The court reviewed the “unchallenged facts” that demonstrated that James’ three children had “strong sentimental and emotional ties to each of the 64 works of art” so that they treated the art as "part of the family."  Those facts “strongly suggested” that a hypothetical buyer of James’ fractional interests in the art would be confronted by co-owners who were resistant to any sale of the art, in whole or in part, to a new owner.  In fact, James’ children specifically communicated this position to expert Nash.  Given the children’s resistance, a hypothetical seller and buyer necessarily would be faced with uncertainties regarding the latter's ability to monetize his investment in the art.  Thus, some discount was appropriate to allow for these uncertainties.

The court rejected the IRS’ interpretation of Estate Tax Regs. Section 20.2031-1(b) as mandating reference to the retail market for entire works of art in determining the FMV of James’ fractional interests in the art.  The court noted that experts Nash and Hanus-McManus agreed that there’s no market (retail or otherwise) in which undivided fractional interests in art are "commonly sold to the public."  Furthermore, the prospect of an FMV sale of the art followed by a pro rata division of the proceeds among the co-owners is extremely uncertain.  Although there existed a retail market for works of art with multiple owners, that didn’t mean that all fractional interests in art must be valued as if it’s certain that the art will be sold in that market.  “The regulation should not be read in a vacuum, without reference to actual circumstances,” said the court, citing prior Tax Court decisions.  Moreover, the court’s view was that the IRS ignores precedent and the willingness of courts in other cases to permit discounts for fractional interests in art, provided there’s adequate proof of entitlement.  And, the court also rejected the IRS’ argument that partition costs may be deductible as administration expenses under IRC Section 2053(a)(2), but may not be cited as a justification for a valuation discount.  Finally, the court found the IRS’ reliance on revenue rulings unpersuasive to deny any discounts.  “There is no bar, as a matter of law, to an appropriate discount from pro rata fair market value in valuing, for estate tax purposes, decedent's undivided fractional interests in the art,” the court concluded. 

And the Discounts Are…

So, what’s the extent to which the estate is entitled to discount the pro rata FMV of James’ interests in the art?

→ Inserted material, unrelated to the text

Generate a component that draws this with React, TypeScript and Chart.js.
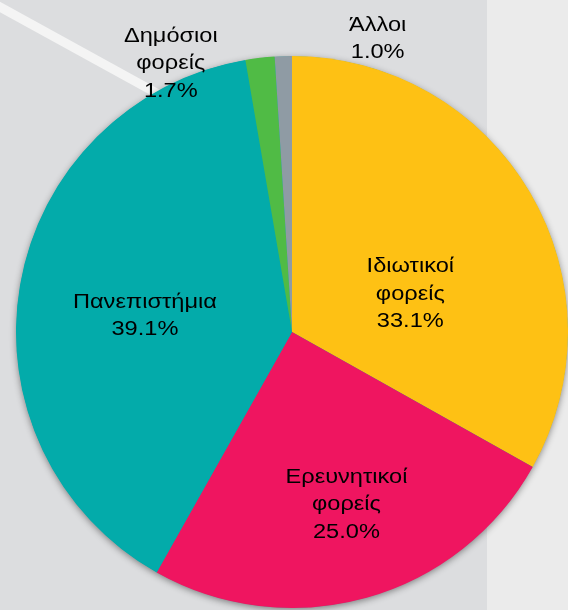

According to the court, expert Nash's analysis and (derivatively) Mitchell's analysis were flawed because they failed to consider not only the children's opposition to selling any of the art, but also the children’s ownership position vis-à-vis that of the hypothetical willing buyer and the impact that the ownership split would have had on the negotiations between seller and buyer.  Both experts should have recognized that the children, cumulatively, were entitled to possess 61 pieces of co-tenant art for a little over three months each year and entitled to possess the three pieces of GRIT art for six months of each year.  The brief period of annual possession, the expense and the inconvenience of annually moving the art from the hypothetical buyer's premises back to Houston most likely would have caused the children to reassess their professed desire to hold on, at all costs, to their ownership status quo existing after their father’s death.  According to the court, a hypothetical buyer would be “in an excellent position to persuade the Elkins children, who, together, had the financial wherewithal to do so, to buy the buyer's interest in any or all of the works, thereby enabling them to continue to maintain absolute ownership and possession of the art.”  In fact, one of James’ children testified that the strong desire to retain possession of the art in place would motivate the children to purchase the hypothetical buyer's interests, most likely in each case for an amount equal or close to the undiscounted FMV of the interest.  “It defies logic,” said the court, “to assume that, as 27% or 50% owners and possessors of the art, the Elkins children would spend millions of dollars to retain their status as such, perhaps as defendants in multiple partition actions that could drag on for many years, when they would be able to acquire 100% ownership and possession of the art, which, after all, is what they really want.”  The estate, however, argued that the price the children would pay wouldn’t exceed FMV, but the court wasn’t convinced:

[T]the Elkins  children would be willing to purchase the hypothetical buyer's interests in the art at a much higher prices than a disinterested buyer would be willing to pay for the same  interests because of the children's added motivation of keeping the art within the family as, in petitioners' words, ‘a memorial to their parents rather than [as] an  investment.’

Thus, the court considered “the actual bargaining position that a hypothetical buyer of James’ interests in the art would have vis-à-vis the interests of the Elkins children” was relevant.  The court also pointed to cases that recognized that certain properties possess an “assemblage value,” in this case, that the children would pay a hypothetical buyer of James’ interests in the art more than a disinterested collector.  And, that hypothetical buyer could be satisfied to have the pieces for 7.055 percent (or 50 percent) of each year.  As such, the court found that the estate’s experts were incorrect in assuming that James’ children would fight to maintain the status quo.  In fact, the court found that the experts ignored the “high probability” that James’ children would want to buy the hypothetical buyer’s interest in the pieces.  Thus, Mitchell’s discounted values for the pieces were “unrealistically low.”  The court furthermore rejected the estate’s argument that James’ children would spend any amount necessary to keep their minority (or 50 percent) interests in the pieces, finding that the children would most likely be willing to spend even more to obtain their father’s fractional interests and keep for themselves 100 percent ownership and possession of the pieces.

The court thus concluded that a hypothetical willing buyer and seller of James’ interests would agree at a value at or fairly close to the pro rata FMV of those interests.  However, a nominal discount of 10 percent from full pro rata FMV was appropriate to compensate for the uncertainty regarding James’ children’s intentions.

And that 10 percent, said the court, was all the discount the estate was entitled to.